Anons, retired U.S. Navy Intelligence Officer D.E. Dyer's compelling treatment of POTUS' impending action under Executive Order No. 13848 "Imposing Certain Sanctions in the Event of Foreign Interference in a United States Election", gets only moar and moar gratifying with each rereading. The lofty, righteous and prescient manner of her writing style almost suggests that Commander Dyer was "hand-picked" to author the Forward to the official historical treatise of the upcoming epic, Republic-saving actions of President Donald J. Trump. Once all the dust has settled and after all, or almost all, the facts about the extent and the gravity of the threats against him and his Administration, the Country and the American People are finally disclosed, Donald Trump will be considered by many to be the greatest President our Country has ever had.
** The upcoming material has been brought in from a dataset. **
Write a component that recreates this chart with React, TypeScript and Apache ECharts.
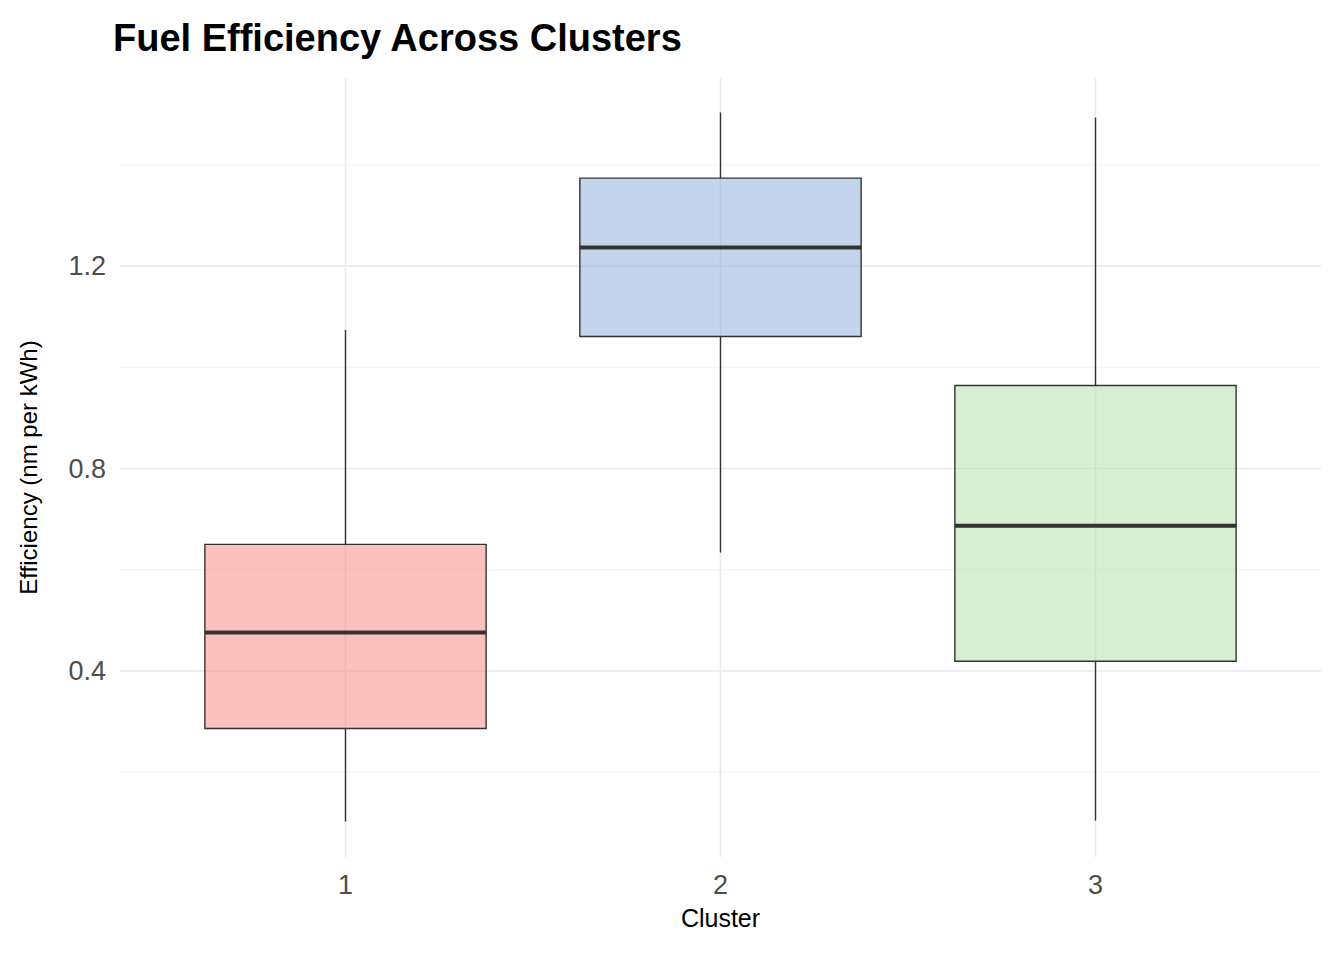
import { useEffect, useRef } from "react";
import * as echarts from "echarts";

const clusters = ["1", "2", "3"];
// [min, q1, median, q3, max]
const boxValues = [
  [0.102, 0.286, 0.476, 0.65, 1.074],
  [0.634, 1.061, 1.237, 1.374, 1.504],
  [0.104, 0.419, 0.687, 0.964, 1.494],
];
const fills = ["rgba(248,118,109,0.45)", "rgba(134,172,217,0.5)", "rgba(174,224,163,0.5)"];
const majorTicks = [0.4, 0.8, 1.2];
const gridValues = [0.2, 0.4, 0.6, 0.8, 1.0, 1.2, 1.4];

const App = () => {
  const ref = useRef<HTMLDivElement>(null);

  useEffect(() => {
    if (!ref.current) return;
    const chart = echarts.init(ref.current, null, { renderer: "svg" });
    chart.setOption({
      animation: false,
      title: {
        text: "Fuel Efficiency Across Clusters",
        left: 100,
        top: 6,
        textStyle: { fontFamily: "Liberation Sans", fontSize: 38, fontWeight: "bold", color: "#000" },
      },
      grid: { left: 146, right: 53, top: 70, bottom: 95 },
      xAxis: {
        type: "category",
        data: clusters,
        name: "Cluster",
        nameLocation: "middle",
        nameGap: 48,
        nameTextStyle: { fontFamily: "Liberation Sans", fontSize: 25, color: "#000" },
        axisLine: { show: false },
        axisTick: { show: false },
        splitLine: { show: false },
        axisLabel: { fontFamily: "Liberation Sans", fontSize: 27, color: "#4d4d4d", margin: 14 },
      },
      yAxis: {
        type: "value",
        min: 0.032,
        max: 1.572,
        name: "Efficiency (nm per kWh)",
        nameLocation: "middle",
        nameGap: 118,
        nameTextStyle: { fontFamily: "Liberation Sans", fontSize: 24, color: "#000" },
        axisLine: { show: false },
        axisTick: { show: false, customValues: majorTicks },
        splitLine: { show: false },
        axisLabel: {
          customValues: majorTicks,
          fontFamily: "Liberation Sans",
          fontSize: 27,
          color: "#4d4d4d",
          margin: 52,
          formatter: (v: number) => v.toFixed(1),
        },
      },
      series: [
        {
          type: "custom",
          silent: true,
          clip: false,
          z: 1,
          data: gridValues.map((v) => [v]),
          renderItem: (params: any, api: any) => {
            const cs = params.coordSys;
            const y = api.coord([0, api.value(0)])[1];
            const major = majorTicks.some((t) => Math.abs(t - api.value(0)) < 1e-6);
            return {
              type: "line",
              shape: { x1: cs.x - 38, y1: y, x2: cs.x + cs.width + 38, y2: y },
              style: { stroke: major ? "#ebebeb" : "#f3f3f3", lineWidth: major ? 1.6 : 1.1 },
            };
          },
        },
        {
          type: "custom",
          silent: true,
          clip: false,
          z: 1,
          data: clusters.map((_, i) => [i]),
          renderItem: (params: any, api: any) => {
            const cs = params.coordSys;
            const x = api.coord([api.value(0), 0])[0];
            return {
              type: "line",
              shape: { x1: x, y1: cs.y, x2: x, y2: cs.y + cs.height },
              style: { stroke: "#ebebeb", lineWidth: 1.6 },
            };
          },
        },
        {
          type: "custom",
          z: 2,
          data: boxValues.map((b, i) => [i, ...b]),
          renderItem: (params: any, api: any) => {
            const i = api.value(0);
            const [mn, q1, med, q3, mx] = [1, 2, 3, 4, 5].map((k) => api.value(k));
            const x = api.coord([i, 0])[0];
            const w = api.size([1, 0])[0] * 0.75;
            const yMin = api.coord([i, mn])[1];
            const yQ1 = api.coord([i, q1])[1];
            const yMed = api.coord([i, med])[1];
            const yQ3 = api.coord([i, q3])[1];
            const yMax = api.coord([i, mx])[1];
            const line = "#333333";
            return {
              type: "group",
              children: [
                { type: "line", shape: { x1: x, y1: yMax, x2: x, y2: yQ3 }, style: { stroke: line, lineWidth: 1.4 } },
                { type: "line", shape: { x1: x, y1: yQ1, x2: x, y2: yMin }, style: { stroke: line, lineWidth: 1.4 } },
                {
                  type: "rect",
                  shape: { x: x - w / 2, y: yQ3, width: w, height: yQ1 - yQ3 },
                  style: { fill: fills[i], stroke: line, lineWidth: 1.4 },
                },
                { type: "line", shape: { x1: x - w / 2, y1: yMed, x2: x + w / 2, y2: yMed }, style: { stroke: line, lineWidth: 4 } },
              ],
            };
          },
        },
      ],
    });
    return () => chart.dispose();
  }, []);

  return <div ref={ref} style={{ width: 1328, height: 944 }} />;
};

export default App;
As Commander Dyer records:
"The executive order route to a Trump victory, to be tried only after the state legislatures and the legal avenues have been exhausted:
This third effort, for which we may discern the potential without having yet seen specific evidence, is the one Hollywood would make a movie out of. It’s about concrete particulars, clashing interests, and action (who knows, there might be a good car-chase in it somewhere). I have no idea if it involves a server raid in Germany, or some of the other exotic allegations making the rounds out there. Fortunately, this analysis doesn’t depend on such specifics.
The premise of the key supporting effort is that the U.S. government has been making use of tools we know it has, to gather intelligence on conditions that pose an obvious threat to U.S. national security. …
Being cued to these conditions and their possibilities probably depended, at some point, on alertment from the links of major voting system vendors to foreign interests. Some of these links have been known, to the public as well as to experts and members of Congress, for more than a decade.
One such link is that between the Smartmatic voting software company and Venezuela. Prior to 2016, Democrats were as apt to be concerned about it as Republicans; indeed, as recently as 2018, Democrats like Elizabeth Warren pointed out undeniable vulnerabilities in the Smartmatic software which facilitate vote tampering. The Smartmatic company was founded in Boca Raton by a small handful of dual-citizen entrepreneurs whose expertise was in deploying voting software that cooked votes for Hugo Chavez in Venezuela — something reported and well-known in the U.S. long before Sidney Powell obtained an affidavit for her Georgia lawsuit from an individual with direct knowledge of Smartmatic’s history.
Smartmatic software is used in both the Dominion Voting Systems machines and those of Election Systems & Software (ES&S). The user manual published for Dominion machines used in Colorado for recent elections in fact described the very vulnerabilities of the systems to on-site tampering as if they were a feature and not a bug. It has been astoundingly well known that these weaknesses are present in hundreds of voting machines used across America, and that they were originally designed to help Hugo Chavez manipulate votes electronically.
But the point for this third line of campaign effort is that the vulnerability, combined with its foreign connection, could justifiably be seen as a national security issue. Persisting for years, it could well have been exploited for some time, with the intention – on someone’s part, foreign or domestic – to keep exploiting it. …
Just the information in the last nine paragraphs [which included China’s role in getting awfully close to Dominion] is enough to justify the kind of electronic information retrieval and surveillance the American public knows the U.S. government is well able to undertake.
And, as well-informed readers have no doubt been anxious for as many paragraphs now to point out, President Trump issued an executive order in September 2018, E.O. 13848, designating foreign threats to voting systems as a significant national security concern. …
The effect of the E.O. was to articulate the national security justification for the means of surveillance to monitor and track what was being done with the implicated voting infrastructure. In other words, whether the analysts were at Homeland Security (chartered with monitoring critical infrastructure), the FBI, Treasury, or even — for the foreign-power aspect of the problem — at CIA, they had presidential authority to pull trons and go to town.